August is the lull in the wet season. We’ve had a week or more of warm sunny days and only a little rain; enough to keep things brilliant green and to see tall yellow lilies, red gladioli, pale-gold and pink roses, and huge green umbrella leaves bursting from their garden beds. The sickly sweet smell of guava fruit has occupied the front yard again, where we have the most prolific tree since Eden. The smell will stay with us for months, wafting in through the bathroom window, and once again we hear the soft thud of heavy fruit falling to its lawn bed at night.

Some of our neighbours and other passers-by ask if they can have the fruit to make guava relish, a local specialty, and we are happy to oblige. But I’m afraid it’s all wasted on us. The cloying perfume is too much. Last year a neighbour gave us a jar of relish in return for a bucket of guavas, but still we couldn’t stomach it, so the delighted gardener got to take it home. Yesterday I brought just one ripe fruit into the house and it wasn’t long before my partner was asking, “Why does it smell like cat pee in here?” I explained that it was just guava pheromones.

During last year's fruiting a delightful old indigenous couple, who come round regularly to sell typical fabrics and clothing, asked if they could have some of our guavas. We collected them together and they left with two supermarket bags full, faces beaming. They couldn't carry any more, as they already had a big bundle of fabrics each, the man with the larger one which he carries on his back, and which must weigh almost as much as him. They are both tiny, wiry people, and even the man barely comes up to my shoulder. A short while after they left our house I walked down the street to collect my son from the bus stop. The old couple had stopped in a doorway only two houses down, and were sitting there gorging themselves on the guavas! They looked a little bashful as I walked past, but then we all laughed and I went on my way.

I’ve also just discovered that my Columbian friend loves them (“Guayabas! Me encanta!”), and I’m now convinced that guava compatibility is an inherited gene present only in peoples from the Latin American tropics. I’m picking up the good ones each morning and keeping them for her, but I have to keep the bowl of guavas outside. To me they’re worse than the smelliest French cheese.

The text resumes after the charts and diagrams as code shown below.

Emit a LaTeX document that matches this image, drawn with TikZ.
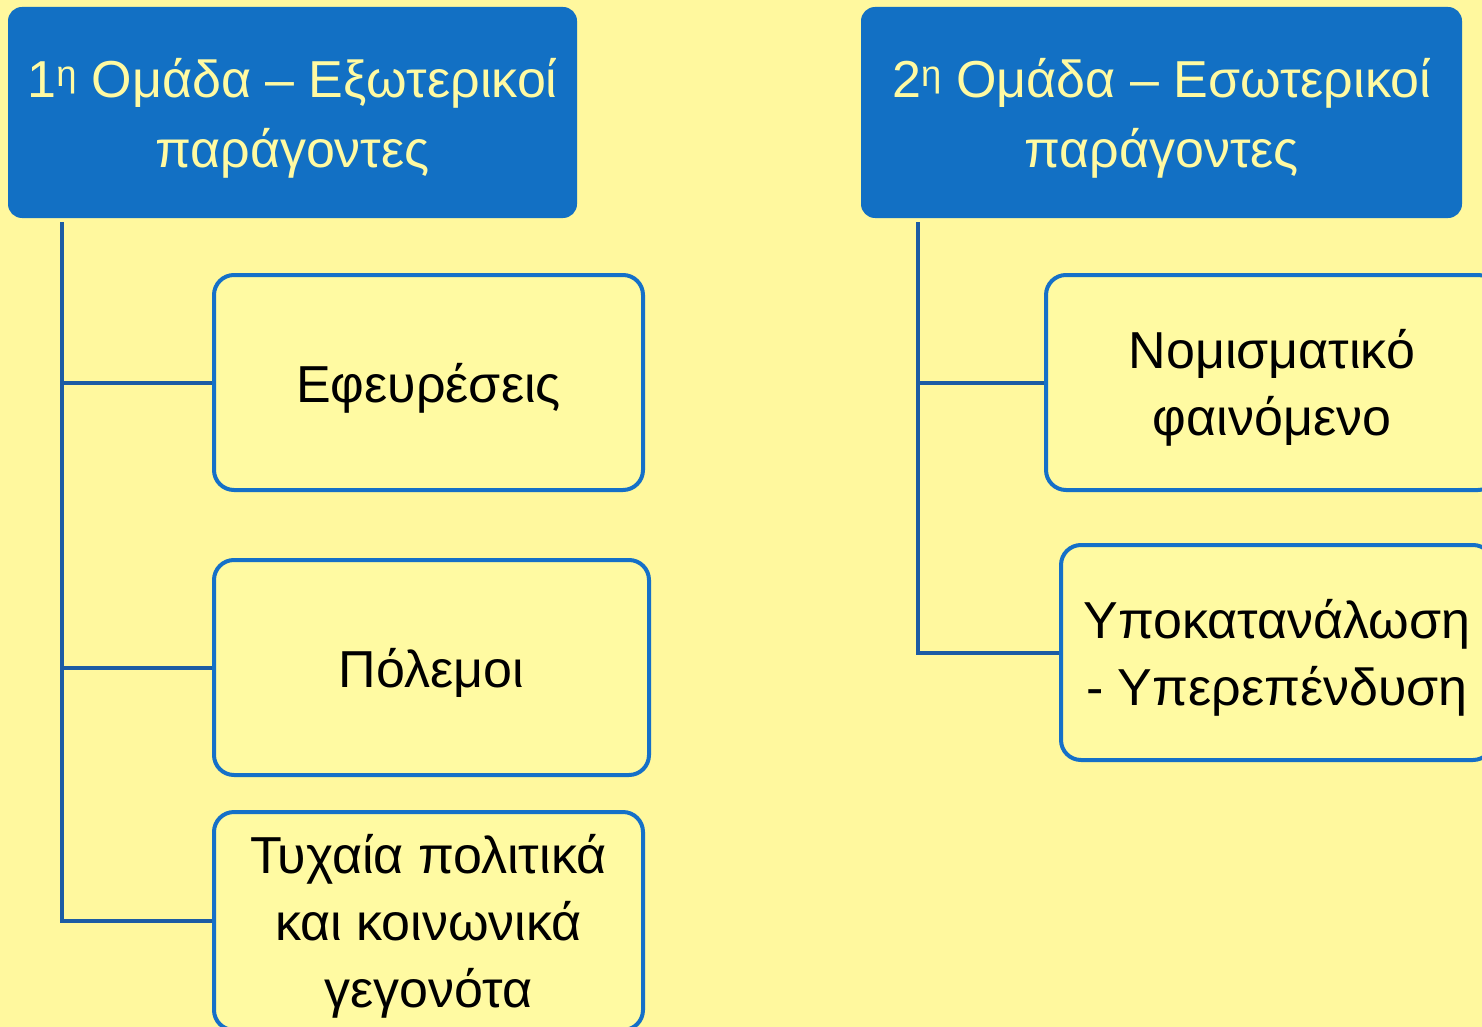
\documentclass[tikz,border=0pt]{standalone}
\usepackage{fontspec}
\setmainfont{Liberation Sans}
\usetikzlibrary{positioning}

\definecolor{bgyellow}{RGB}{255,248,158}
\definecolor{boxyellow}{RGB}{255,250,162}
\definecolor{headblue}{RGB}{18,112,196}
\definecolor{edgeblue}{RGB}{21,112,200}
\definecolor{lineblue}{RGB}{28,92,164}

\tikzset{
    head/.style={rectangle, rounded corners=14pt, fill=headblue, text=boxyellow,
        align=center, minimum height=211pt, inner sep=0pt, text depth=0pt,
        font=\fontsize{52}{70}\selectfont},
    leaf/.style={rectangle, rounded corners=20pt, draw=edgeblue, line width=4pt,
        fill=boxyellow, align=center, minimum height=215pt, inner sep=0pt,
        text depth=0pt, font=\fontsize{52}{67}\selectfont},
    branch/.style={draw=lineblue, line width=4pt}
}

\begin{document}
\begin{tikzpicture}[x=1pt, y=-1pt, node distance=66pt]
    \clip (0,0) rectangle (1482,1027);
    \fill[bgyellow] (0,0) rectangle (1482,1027);

    \node[head, minimum width=569pt] (H1) at (292.5,112.5)
        {1\textsuperscript{η} Ομάδα – Εξωτερικοί\\παράγοντες};
    \node[head, minimum width=601pt] (H2) at (1161.5,112.5)
        {2\textsuperscript{η} Ομάδα – Εσωτερικοί\\παράγοντες};

    \node[leaf, minimum width=429pt] (E) at (428.5,382.5) {Εφευρέσεις};
    \node[leaf, minimum width=435pt] (P) [below=of E, xshift=3pt] {Πόλεμοι};
    \node[leaf, minimum width=429pt, minimum height=218pt] (T) at (428.5,921)
        {Τυχαία πολιτικά\\και κοινωνικά\\γεγονότα};

    \node[leaf, minimum width=452pt] (N) at (1272,382.5) {Νομισματικό\\φαινόμενο};
    \node[leaf, minimum width=432pt] (Y) [below=51pt of N, xshift=5pt]
        {Υποκατανάλωση\\- Υπερεπένδυση};

    \coordinate (S1) at (62,222);
    \coordinate (S2) at (918,222);

    \draw[branch] (S1) |- (E.west);
    \draw[branch] (S1) |- (P.west);
    \draw[branch] (S1) |- (T.west);
    \draw[branch] (S2) |- (N.west);
    \draw[branch] (S2) |- (Y.west);
\end{tikzpicture}
\end{document}
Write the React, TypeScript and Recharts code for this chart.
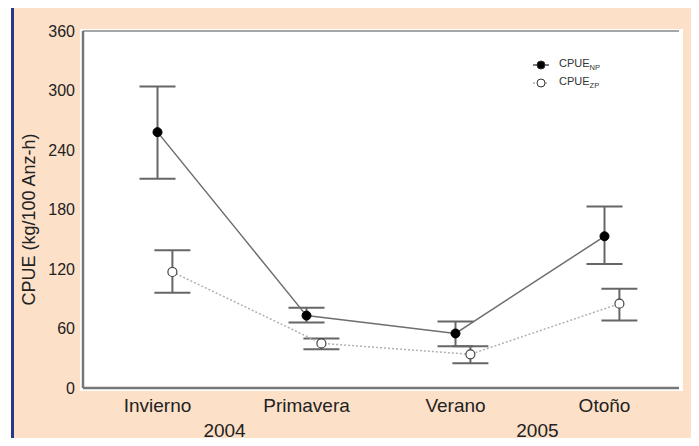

The only members of our family who eat our guavas are the dogs. Last season our big dog was in the habit of going to the front yard each night before bed, sniffing around until he found a guava that was just right, then taking it inside to eat for his bedtime snack. He seems to like them very ripe. Our small dog likes to munch on them too. She is also a great ball fetcher and has just invented the new game of guava fetch. Each time I throw a bad guava into the compost heap, she brings it back for me.